As they exited the station, Quinley thanked him politely, but Jameson shook his head with an awkward smile. "The person you should thank is Mr. Jennings."
Thank him? For what—sending her here in the first place? The bitter irony wasn't lost on her.
Following Jameson's gaze, she spotted a black Maybach parked across the street like a sleek shadow. Lucas emerged as they approached, dismissing Jameson with professional courtesy. "Mr. Jennings wants to speak with Ms. Elikin privately."
"Get in." Zachary's voice carried from the car's depths, but Quinley's feet felt rooted to the pavement.
"Ms. Elikin, please. Mr. Jennings has been waiting over an hour." Lucas opened the door wider, and after a moment's hesitation, she slid inside.
The partition rose, sealing them in intimate darkness as the Maybach glided into traffic. The air felt suffocating, pressing against her lungs until she cracked the window. Night wind rushed in, whipping her hair around her face like dark silk.
"Are you angry with me?" Zachary reached for her hand, but she pulled away, her coldness more cutting than any words.
"No." The lie tasted bitter on her tongue.
"I know you didn't do it." His voice was low, almost vulnerable. "Someone doctored the footage—composite images. You never entered my mother's room. Lucas is investigating."
"Mr. Jennings." She cut him off, turning from the window to face him fully. "The footage is real. Someone did enter Sylvia's room. It just wasn't me."
Quinley had never been one for games or half-truths. Streetlights flickered through the windows, painting Zachary's face in shifting shadows and light.
"I'm sorry. I wasn't doubting you—I was protecting you. I was afraid someone might—"
"Stop." The same excuse he'd used the first time she'd been dragged to a police station. Repetition had stripped it of all meaning. "Don't you want to know who it really was? Or do you already know?"
Her question hung in the air like a challenge. Susan wasn't dead—Quinley was certain of it. And she refused to believe that woman could return to Rosewood City without Zachary's knowledge.
He knew. He was protecting someone, and they both understood who.
Zachary's gaze remained fixed straight ahead, his jaw working silently. She could feel his anger radiating like heat, but whether it was directed at her or himself, she couldn't tell.
"Mr. Jennings, don't you have anything you want to tell me?" The question turned back on itself, roles reversed, but the weight unchanged.

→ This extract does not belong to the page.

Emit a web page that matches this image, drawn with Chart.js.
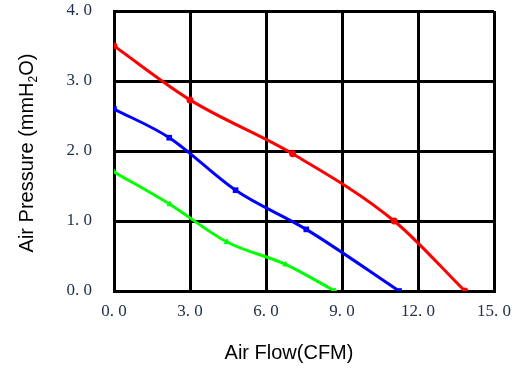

Quinley stared at him with burning intensity, waiting for him to finally speak Susan's name, to explain the history that stood between them like an unscalable wall.
"No." The single word fell like a stone.
Disappointment sliced through her chest, clean and brutal. She knocked sharply on the partition. "Mr. Murphy, pull over. Now."
Lucas glanced at Zachary through the rearview mirror, caught between conflicting loyalties. At a red light, Quinley yanked desperately at the door handle.
"Let her out."
The locks disengaged with a soft click. Quinley burst from the car like she was escaping a cage, slamming the door with enough force to rattle the windows.
Lucas watched her storm away. "Mr. Jennings, should we follow—"
"No." Zachary's voice was granite. The light turned green, and the Maybach disappeared into the night, leaving Quinley alone on the sidewalk.
The city pulsed with evening energy around her. Near her apartment complex, the food street teemed with crowds, vendors calling out over sizzling grills and bubbling pots. She was starving but had no appetite, her stomach knotted with frustration and hurt.
Too much had gone wrong today. Her heart felt like a stone in her chest as she pushed through the crowds, desperate to reach the quiet of her apartment.
But just as she neared the end of the food street, a familiar silhouette caught her eye and stopped her cold.